Complex Concepts Simplified

Discharge Injunctions (§524(a)(2))

Section 524(a)(2) of the Bankruptcy Code provides an automatic injunction that prevents a debtor’s personal liability from being enforced by any act to collect, recover, or offset any dischargeable debt. Essentially, once a debtor is discharged, creditors are legally barred from pursuing those debts.

§1141

Section 1141 reiterates the discharge's effect, ensuring that both the debtor and any holder of a claim that arose before the bankruptcy are bound by the discharge. It prohibits holding the debtor liable for pre-bankruptcy debts, thus maintaining the debtor's financial relief.

Pre-Confirmation Claims

These are claims that creditors hold against the debtor before the confirmation of the bankruptcy plan.

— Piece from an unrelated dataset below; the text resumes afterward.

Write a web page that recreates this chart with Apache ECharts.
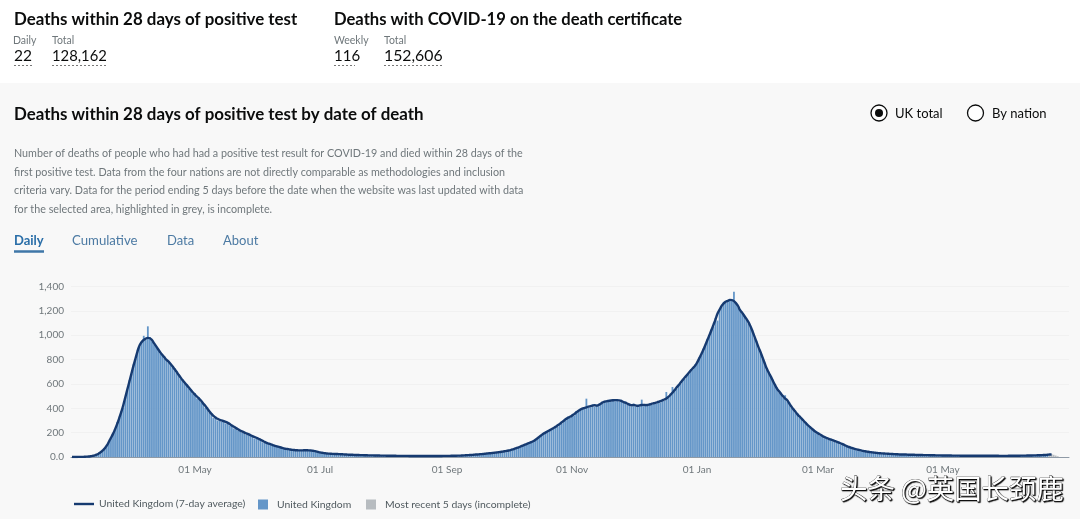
<!DOCTYPE html>
<html><head><meta charset="utf-8">
<style>html,body{margin:0;padding:0;background:#fff}#c{width:1080px;height:519px}</style>
<script src="https://cdn.jsdelivr.net/npm/echarts@6/dist/echarts.min.js"></script>
</head><body><div id="c"></div>
<script>
const startDate = '2020-03-02';
const dayCount = 487;
const tickDates = {'2020-05-01':'01 May','2020-07-01':'01 Jul','2020-09-01':'01 Sep','2020-11-01':'01 Nov','2021-01-01':'01 Jan','2021-03-01':'01 Mar','2021-05-01':'01 May'};
const yTicks = [0,200,400,600,800,1000,1200,1400];
const average = [
0,0,0,1,1,1,2,3,4,6, 9,13,19,28,40,54,72,95,125,158,
190,228,270,318,368,425,490,555,620,685, 750,810,870,918,945,962,972,978,975,960,
935,910,885,860,840,820,800,785,765,745, 722,700,675,652,630,610,590,570,550,530,
512,495,480,462,440,420,398,375,355,338, 324,314,306,300,295,288,280,270,258,248,
238,228,218,210,202,194,188,180,172,165, 158,150,142,132,124,116,110,104,98,92,
87,83,78,73,68,66,63,60,58,56, 55,54,54,55,56,55,54,52,50,46,
42,38,35,32,30,28,27,26,25,25, 24,23,22,21,20,19,18,18,17,17,
16,15,15,14,14,13,13,13,12,12, 12,11,11,11,10,10,10,10,10,9,
9,9,9,9,9,8,8,8,8,8, 8,8,8,8,8,8,8,8,8,8,
8,9,9,9,9,10,10,10,11,11, 12,13,14,15,16,17,18,20,21,23,
24,26,28,30,31,33,35,37,39,41, 44,47,50,53,57,62,68,74,80,87,
94,101,108,115,122,129,140,152,165,178, 190,200,210,219,228,238,248,260,272,285,
298,312,322,330,340,352,365,378,388,397, 402,408,413,418,422,425,422,428,438,448,
455,458,461,464,466,467,467,465,460,452, 446,438,430,425,428,424,420,424,427,428,
426,428,432,438,442,447,452,458,464,472, 480,494,510,528,548,570,589,612,632,652,
672,692,712,730,748,775,808,842,878,918, 958,1000,1041,1085,1130,1178,1210,1240,1262,1275,
1282,1290,1288,1280,1262,1240,1205,1185,1160,1135, 1110,1075,1035,990,945,900,860,815,770,726,
692,660,625,592,562,540,518,498,480,466, 440,415,392,372,350,333,315,298,280,262,
247,232,218,205,195,185,175,165,158,151, 145,139,133,127,120,113,106,98,90,83,
77,72,67,62,58,54,50,47,44,41, 39,37,35,33,31,30,29,28,27,26,
25,24,23,22,21,21,20,20,19,19, 18,18,17,17,16,16,15,15,15,14,
14,14,13,13,13,12,12,12,12,12, 11,11,11,11,10,10,10,10,10,10,
10,10,10,10,10,10,10,10,10,10, 10,10,10,9,9,9,9,10,10,10,
10,10,10,11,11,11,12,12,12,13, 13,14,14,15,16,17,18,20,21];
const daily = [
0,0,0,1,1,2,1,3,5,6, 8,12,20,25,40,52,70,98,122,158,
195,230,285,320,375,405,490,545,630,680, 760,805,880,905,950,995,960,1073,985,950,
925,905,890,850,845,810,805,775,770,735, 730,690,680,640,635,600,595,560,555,520,
525,480,490,450,445,405,410,365,355,320, 330,300,310,290,300,275,285,260,262,235,
242,218,222,200,206,182,192,172,176,152, 162,140,148,120,128,108,114,98,102,85,
90,76,82,66,72,60,66,54,60,50, 58,50,57,50,60,52,57,48,53,42,
44,34,37,28,32,24,29,22,27,21, 26,19,24,18,22,16,20,15,19,14,
18,12,17,11,16,10,15,10,14,9, 14,8,13,8,12,7,12,8,12,7,
11,7,11,6,11,6,10,6,10,6, 10,6,10,6,10,6,10,6,10,6,
10,7,11,7,11,8,12,8,13,9, 14,10,16,12,18,14,20,17,23,20,
26,23,30,27,33,30,37,34,41,38, 46,44,52,50,59,59,71,70,83,84,
97,98,112,112,126,124,145,148,170,174, 196,195,216,212,234,230,256,250,280,275,
306,302,332,320,350,340,376,370,398,395, 392,479,405,408,432,412,430,418,446,440,
462,450,470,455,475,458,476,455,470,444, 456,428,440,415,438,415,430,416,471,418,
436,420,442,430,452,438,462,448,474,462, 534,484,520,575,558,560,600,600,642,640,
682,680,722,718,760,765,818,830,890,905, 970,990,1052,1070,1142,1120,1205,1230,1272,1265,
1290,1295,1280,1356,1272,1230,1215,1175,1170,1125, 1096,1065,1045,980,955,890,849,805,780,715,
700,650,635,582,572,530,528,488,507,456, 450,405,400,362,358,323,322,288,288,252,
255,222,226,195,203,175,183,155,166,141, 152,130,140,118,127,104,113,90,96,75,
83,64,72,55,63,47,55,41,49,36, 44,33,38,29,34,27,32,25,30,23,
28,21,26,19,24,18,23,17,22,16, 21,15,20,14,19,13,18,12,18,11,
17,11,16,10,16,9,15,9,15,9, 14,8,14,8,13,7,13,7,13,7,
13,7,13,7,13,7,13,7,13,7, 13,7,13,6,12,6,12,7,13,7,
13,7,13,8,14,8,15,9,15,10, 16,11,17,12,19,14,21];
const incomplete = [20,24,18,12,6];

const categories = [];
{ const d0 = Date.parse(startDate + 'T00:00:00Z');
  for (let i = 0; i < dayCount; i++) categories.push(new Date(d0 + i * 864e5).toISOString().slice(0, 10)); }
const incompleteSeries = new Array(daily.length).fill(null).concat(incomplete);

const FONT = 'Lato, "Noto Sans", sans-serif';
const txt = (x, y, text, size, color, weight) => ({type:'text', x, y, silent:true, z:10,
  style:{text, fontSize:size, fill:color, fontWeight:weight||'normal', fontFamily:FONT, textVerticalAlign:'middle'}});
const hline = (x1, x2, y, color, w, dash) => ({type:'line', silent:true, z:10,
  shape:{x1, y1:y, x2, y2:y}, style:{stroke:color, lineWidth:w, lineDash:dash||null}});
const isTick = (i) => categories[i] in tickDates;

const chart = echarts.init(document.getElementById('c'), null, {renderer:'canvas'});
chart.setOption({
  animation:false,
  backgroundColor:'#fff',
  textStyle:{fontFamily:FONT},
  grid:{left:71, width:998, top:286.5, height:170.5, containLabel:false},
  xAxis:{type:'category', data:categories, boundaryGap:true,
    axisLine:{lineStyle:{color:'#8f9aa6', width:1}},
    axisTick:{alignWithLabel:true, interval:(i)=>isTick(i), length:4, lineStyle:{color:'#9aa3ab'}},
    axisLabel:{interval:(i)=>isTick(i), formatter:(v)=>tickDates[v]||'', fontSize:10, color:'#6f777b', margin:8, hideOverlap:false},
    splitLine:{show:false}},
  yAxis:{type:'value', min:0, max:1400, interval:200,
    axisLine:{show:false}, axisTick:{show:false},
    axisLabel:{formatter:(v)=>v===0?'0.0':v.toLocaleString('en-GB'), fontSize:10, color:'#6f777b', margin:7},
    splitLine:{lineStyle:{color:'#f1f1f1', width:1}}},
  legend:[
    {left:69, top:494, selectedMode:false, itemWidth:20, itemHeight:8, textStyle:{fontSize:10.4,color:'#505a5f',fontFamily:FONT}, itemGap:5,
     data:[{name:'United Kingdom (7-day average)', icon:'path://M0 3H20V5.4H0Z'}]},
    {left:253, top:494.5, selectedMode:false, itemWidth:10, itemHeight:10, textStyle:{fontSize:10.4,color:'#505a5f',fontFamily:FONT,padding:[0,0,0,4]},
     data:[{name:'United Kingdom', icon:'rect'}]},
    {left:361, top:494.5, selectedMode:false, itemWidth:10, itemHeight:10, textStyle:{fontSize:10.4,color:'#505a5f',fontFamily:FONT,padding:[0,0,0,4]},
     data:[{name:'Most recent 5 days (incomplete)', icon:'rect'}]}
  ],
  series:[
    {name:'United Kingdom', type:'bar', data:daily, barWidth:1.8, barGap:'-100%', itemStyle:{color:'#6496c8'}, z:2, silent:true},
    {name:'Most recent 5 days (incomplete)', type:'bar', data:incompleteSeries, barWidth:1.8, itemStyle:{color:'#b7bcc0'}, z:2, silent:true},
    {name:'United Kingdom (7-day average)', type:'line', data:average, showSymbol:false, symbol:'none', smooth:true,
     lineStyle:{color:'#163a70', width:2.4}, itemStyle:{color:'#163a70'}, z:5, silent:true}
  ],
  graphic:[
    {type:'rect', silent:true, z:-10, shape:{x:0,y:83,width:1080,height:436}, style:{fill:'#f8f8f8'}},
    txt(14,19.5,'Deaths within 28 days of positive test',16.9,'#0b0c0c','bold'),
    txt(334,19.5,'Deaths with COVID-19 on the death certificate',16.6,'#0b0c0c','bold'),
    txt(13,40.5,'Daily',10.5,'#6f777b'), txt(52,40.5,'Total',10.5,'#6f777b'),
    txt(334,40.5,'Weekly',10.5,'#6f777b'), txt(384,40.5,'Total',10.5,'#6f777b'),
    txt(14,56,'22',15.5,'#0b0c0c'), txt(52,56,'128,162',14.8,'#0b0c0c'),
    txt(334,56,'116',15,'#0b0c0c'), txt(384,56,'152,606',15.8,'#0b0c0c'),
    hline(14,32,65.5,'#777',1,[2,2]), hline(52,106,65.5,'#777',1,[2,2]),
    hline(334,355,65.5,'#777',1,[2,2]), hline(384,442,65.5,'#777',1,[2,2]),
    txt(14,115,'Deaths within 28 days of positive test by date of death',16.9,'#0b0c0c','bold'),
    txt(14,154,'Number of deaths of people who had had a positive test result for COVID-19 and died within 28 days of the',10.75,'#6f777b'),
    txt(14,172.5,'first positive test. Data from the four nations are not directly comparable as methodologies and inclusion',10.75,'#6f777b'),
    txt(14,191,'criteria vary. Data for the period ending 5 days before the date when the website was last updated with data',10.75,'#6f777b'),
    txt(14,209.5,'for the selected area, highlighted in grey, is incomplete.',10.75,'#6f777b'),
    txt(14,241,'Daily',13,'#2a6ea8','bold'), txt(72,241,'Cumulative',13.2,'#4c7aa3'),
    txt(167,241,'Data',13,'#4c7aa3'), txt(223,241,'About',13,'#4c7aa3'),
    hline(14,44,251.5,'#3f77a8',2.5),
    {type:'circle', silent:true, z:10, shape:{cx:879,cy:113,r:8}, style:{fill:'#fff',stroke:'#0b0c0c',lineWidth:1.3}},
    {type:'circle', silent:true, z:11, shape:{cx:879,cy:113,r:4}, style:{fill:'#0b0c0c'}},
    txt(895,113.5,'UK total',13,'#0b0c0c'),
    {type:'circle', silent:true, z:10, shape:{cx:975.5,cy:113,r:8}, style:{fill:'#fff',stroke:'#0b0c0c',lineWidth:1.3}},
    txt(992,113.5,'By nation',13,'#0b0c0c'),
    {type:'text', x:840, y:489, silent:true, z:20, style:{text:'头条 @英国长颈鹿', fontSize:27.4, fontFamily:'"Noto Sans CJK SC"', fill:'#fff', textVerticalAlign:'middle', textShadowColor:'#000', textShadowBlur:1, textShadowOffsetX:1, textShadowOffsetY:1, stroke:'#222', lineWidth:0.6}}
  ]
});
</script></body></html>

Only holders of such claims are bound by the discharge and the associated injunctions in the confirmation order.

Conclusion

The Second Circuit's decision in In Re: Peter S. Kalikow and Kalikow Real Estate Co. serves as a pivotal clarification in bankruptcy law. By limiting the scope of sanctions under §§524(a)(2) and §1141 to holders of pre-confirmation claims, the court ensures that sanctions are applied judiciously and appropriately. This not only safeguards parties who are not directly affected by the discharge but also maintains the integrity and intended relief of the bankruptcy process. The ruling underscores the necessity for clear connections between the conduct being sanctioned and the statutory provisions invoked, thereby promoting fairness and precision in bankruptcy litigation.

Case Details

Year: 2010
Court: United States Court of Appeals, Second Circuit.

Judge(s)

Roger Jeffrey Miner

Attorney(S)

DAVID M. GOSSETT, Richard Ben-Veniste, Mayer Brown LLP, Washington, D.C., for Appellants. Sheldon H. Solow and Steven M. Cherniak Joan M. Secofsky, Howard D. Ressler, Diamond McCarthy LLP, New York, NY, for Appellants Evergence Capital Advisors, Inc., and Sheila M. Gowen, Chapter 11 Trustee of Dreier LLP. RANDY M. MASTRO, Gibson Dunn Crutcher LLP, New York, NY, for Appellees Peter S. Kalikow and Kalikow Real Estate Co.